In the following descriptions, Interactive Node refers to both the interactive node (V) and the interactive node (A). Similarly, Compute Node refers to both the compute node (V) and the compute node (A).

Note

Due to operational and maintenance reasons, some computing resources may not be provided.

Note

The memory-intensive node service ended at 15:00 on October 27, 2023.

Among them, interactive nodes, and compute nodes(V) are equipped with 2 ports of InfiniBand EDR, compute nodes(A) are equipped with 4 ports of InfiniBand HDR and they are connected by InfiniBand switch group together with Storage Systems described later.

Below are the details of these nodes.

Interactive Node

The ABCI system provides two types of compute nodes: compute node (V) and compute node (A). To improve the convenience of program development for each compute node, we provide two types of interactive nodes: interactive node (V) and interactive node (A).

When developing a program for each compute node application, use the corresponding interactive node. It is possible to submit jobs to both compute nodes from either interactive node.
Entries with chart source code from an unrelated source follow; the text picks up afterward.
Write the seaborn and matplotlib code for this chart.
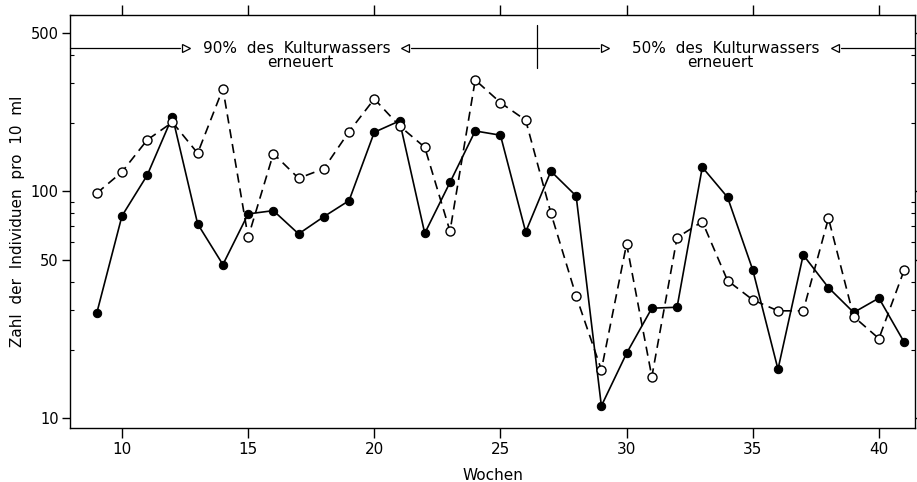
import numpy as np
import pandas as pd
import matplotlib
matplotlib.use("Agg")
import matplotlib.pyplot as plt
import matplotlib.transforms as mtrans
from matplotlib.ticker import LogLocator, FixedLocator, NullFormatter, FixedFormatter
import seaborn as sns

# ---- data ----
wochen = list(range(9, 42))
gefuellt = [29.0, 77.9, 117.8, 213.6, 71.8, 47.5, 79.5, 82.2, 64.9, 77.3, 91.0,
            182.3, 204.5, 65.3, 109.5, 184.7, 176.9, 66.2, 122.7, 95.4, 11.3,
            19.3, 30.5, 30.8, 127.8, 94.2, 45.0, 16.4, 52.4, 37.6, 29.2, 33.8, 21.6]
offen = [98.1, 121.8, 168.6, 201.8, 147.3, 283.9, 62.7, 146.7, 114.2, 125.9, 183.4,
         255.7, 194.4, 156.5, 66.7, 310.1, 246.3, 206.0, 80.1, 34.5, 16.3,
         58.6, 15.2, 62.5, 73.5, 40.4, 33.2, 29.7, 29.7, 76.1, 28.0, 22.4, 44.9]
x_ticks = [10, 15, 20, 25, 30, 35, 40]
y_ticks = [10, 50, 100, 500]
y_ticklabels = ["10", "50", "100", "500"]
kopf_links = "90%  des  Kulturwassers"
kopf_rechts = "50%  des  Kulturwassers"
kopf_unten = "erneuert"
x_label = "Wochen"
y_label = "Zahl  der  Individuen  pro  10  ml"

df = pd.DataFrame({"Woche": wochen, "gefuellt": gefuellt, "offen": offen})

sns.set_theme(style="white")
plt.rcParams["font.family"] = ["DejaVu Sans"]
plt.rcParams["text.color"] = "black"
plt.rcParams["axes.labelcolor"] = "black"

fig = plt.figure(figsize=(9.17, 4.82), dpi=100)
ax = fig.add_axes([70 / 917, 1 - 428 / 482, (915 - 70) / 917, (428 - 15) / 482])

sns.lineplot(data=df, x="Woche", y="gefuellt", ax=ax, color="black", lw=1.2,
             marker="o", markersize=6, markerfacecolor="black",
             markeredgecolor="black", zorder=3)
sns.lineplot(data=df, x="Woche", y="offen", ax=ax, color="black", lw=1.2,
             linestyle=(0, (5.5, 3.5)), marker="o", markersize=6.5,
             markerfacecolor="white", markeredgecolor="black",
             markeredgewidth=1.0, zorder=4)

ax.set_yscale("log")
ax.set_xlim(7.94, 41.43)
ax.set_ylim(9.03, 600)

ax.yaxis.set_major_locator(FixedLocator(y_ticks))
ax.yaxis.set_major_formatter(FixedFormatter(y_ticklabels))
ax.yaxis.set_minor_locator(LogLocator(base=10, subs=np.arange(2, 10)))
ax.yaxis.set_minor_formatter(NullFormatter())
ax.set_xticks(x_ticks)
ax.set_xticklabels([str(t) for t in x_ticks])

ax.tick_params(axis="x", which="major", direction="out", length=7, width=1,
               top=True, bottom=True, labelsize=11, colors="black", pad=3)
ax.tick_params(axis="y", which="major", direction="out", length=6, width=1,
               left=True, right=True, labelsize=10.5, colors="black", pad=2)
ax.tick_params(axis="y", which="minor", direction="in", length=3, width=0.8,
               left=True, right=True, colors="black")

for s in ax.spines.values():
    s.set_visible(True)
    s.set_color("black")
    s.set_linewidth(1.0)

ax.set_xlabel(x_label, fontsize=11, labelpad=8, color="black")
ax.set_ylabel(y_label, fontsize=11, color="black")
ax.yaxis.set_label_coords(-0.053, 0.5)

# ---- header annotations ----
tr = mtrans.blended_transform_factory(ax.transData, ax.transAxes)
yh = 0.920
kw = dict(transform=tr, color="black", lw=0.9, clip_on=False)
ax.plot([7.94, 12.3], [yh, yh], **kw)
ax.plot([21.45, 26.45], [yh, yh], **kw)
ax.plot([26.45, 28.9], [yh, yh], **kw)
ax.plot([38.5, 41.43], [yh, yh], **kw)
ax.plot([26.45, 26.45], [0.872, 0.976], **kw)
mk = dict(transform=tr, color="black", markerfacecolor="white", markersize=6,
          markeredgewidth=0.9, linestyle="none", clip_on=False)
ax.plot([12.55], [yh], marker=">", **mk)
ax.plot([21.2], [yh], marker="<", **mk)
ax.plot([29.15], [yh], marker=">", **mk)
ax.plot([38.25], [yh], marker="<", **mk)
ax.text(16.92, yh, kopf_links, transform=tr, ha="center", va="center", fontsize=11, color="black")
ax.text(17.05, 0.884, kopf_unten, transform=tr, ha="center", va="center", fontsize=11, color="black")
ax.text(33.94, yh, kopf_rechts, transform=tr, ha="center", va="center", fontsize=11, color="black")
ax.text(33.7, 0.884, kopf_unten, transform=tr, ha="center", va="center", fontsize=11, color="black")

fig.savefig("out.png", dpi=100)
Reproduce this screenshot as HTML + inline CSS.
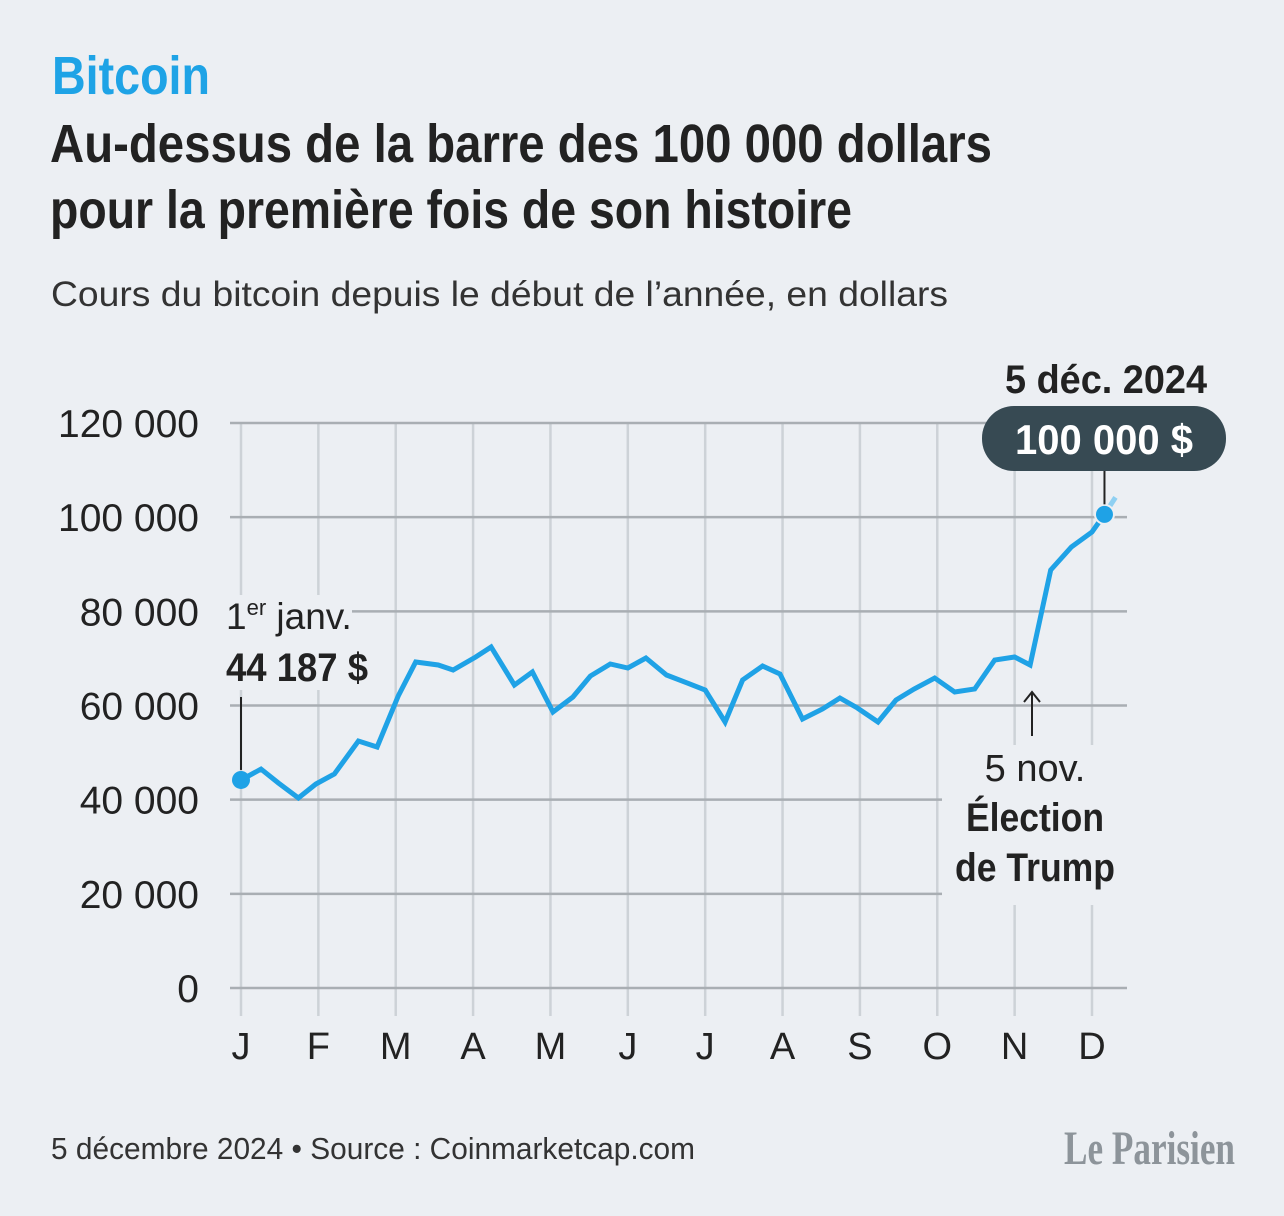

The interactive node of ABCI system consists of FUJITSU Server PRIMERGY RX2540 M4. The interactive node is equipped with two Intel Xeon Gold 6148 Processors and 384 GiB of main memory available.

The specifications of the interactive node are shown below:

Item Description #
CPU Intel Xeon Gold 6148 Processor 2.4 GHz, 20 Cores (40 Threads) 2
Memory 32 GiB DDR4 2666 MHz RDIMM (ECC) 12
SSD SAS-SSD 3.2 TB 4
Interconnect InfiniBand EDR (100 Gbps) 2
10GBASE-SR 2

Users can login to the interactive node, the frontend of the ABCI system, using SSH tunneling via the access server.

The interactive node allows users to interactively execute commands, and create and edit programs, submit jobs, and display job statuses. The interactive node does not have a GPU, but users can use it to develop programs for compute nodes.

Please refer to Getting Started ABCI for details of login method and Job Execution for details of job submission method.

Warning

Do not run high-load tasks on the interactive node, because resources such as CPU and memory of the interactive node are shared by many users. If you want to perform high-load pre-processing and post-processing, please the compute nodes. Please note that if you run a high-load task on the interactive node, the system will forcibly terminate it.

Compute Node

The compute node in an ABCI system consists of a compute node (V) and a compute node (A). To execute the program for the compute node, submit the program to the job management system as a batch job or an interactive job. Interactive jobs allow you to compile and debug programs, and run interactive applications, visualization software and so on. For details, refer to Job Execution.

Compute Node (V)

The compute node (V) of ABCI system consists of FUJITSU Server PRIMERGY CX2570 M4. The compute node (V) is equipped with two Intel Xeon Gold 6148 Processors and four NVIDIA V100 GPU accelerators. In the entire system, the total number of CPU cores is 43,520 cores, and the total number of GPUs is 4,352.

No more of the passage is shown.